Les deux femmes sont mariées depuis le 3 mai 2014. Le 3 décembre 2014, elles adressent au centre d'AMP du CHU de Toulouse une demande d'informations sur les démarches à entreprendre afin d'avoir accès à une AMP, sous la forme d'une insémination avec donneur ou d'une fécondation in vitro. Le 14 décembre, le Dr L. répond qu'il ne peut être donné suite à leur demande, au motif que « la loi de bioéthique actuellement en vigueur en France n'autorise pas la prise en charge des couples homosexuels ». 

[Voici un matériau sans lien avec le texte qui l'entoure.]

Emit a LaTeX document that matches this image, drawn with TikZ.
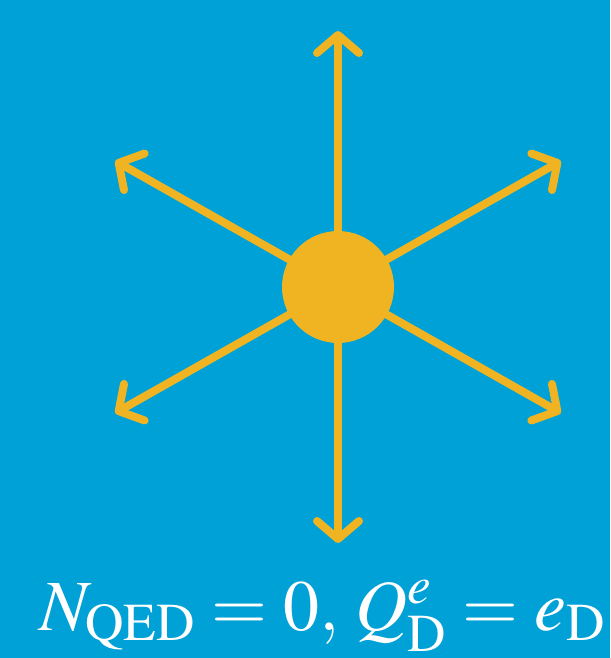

Le 7 mai 2015, elles déposent une requête devant la CEDH. Les femmes se plaignent du rejet de leur demande en invoquant l'article 8 de la Convention européenne des droits de l'homme (doit au respect de la vie privée et familiale) et l'article 14 (interdiction de la discrimination) – car elles dénoncent une discrimination fondée sur l'orientation sexuelle. 

Principe de subsidiarité

Les juges de la CEDH ne se sont pas prononcés sur le fond, mais sur la forme. Ils estiment que les requérantes n'ont pas épuisé tous les recours du droit français pour obtenir l'annulation de la décision du CHU de Toulouse. Ils considèrent qu'elles auraient dû déposer un recours en annulation pour excès de pouvoir devant les juridictions administratives. 

Une hypothèse que les requérantes avaient délibérément évincée, la jugeant inefficace. Une analyse que ne partage pas la CEDH : « Même si les chances de succès étaient éventuellement réduites (...) un recours en annulation pour excès de pouvoir (...) n'aurait pas été "de toute évidence voué à l'échec" ». Surtout, la CEDH renvoie les plaignantes au principe de subsidiarité et à l'obligation d'épuiser préalablement les voies de recours internes, « les mieux placées » pour savoir s'il y a respect ou violation de la vie privée et familiale.

« La Cour a botté en touche, elle a choisi la voie du milieu pour ne pas être taxée de gouvernement des juges », a réagi auprès de l'AFP Me Caroline Mecary, avocate du couple. Selon elle, « il n'y avait aucune chance qu'un recours en annulation devant les juridictions administratives aboutisse ». Et d'ajouter : « C'est un renvoi au législateur national français sur une question de société. » 

« Nous n'avons pas d'autre choix que de nous exiler pour fonder notre famille alors même qu'après l'accouchement, la loi française nous autorise à adopter notre propre enfant (...) Il est temps que la France sorte de cette hypocrisie », a réagi l'une des plaignantes, membre de l'association Les Enfants d'Arc en Ciel, qui milite pour l'accès de toutes à l'AMP.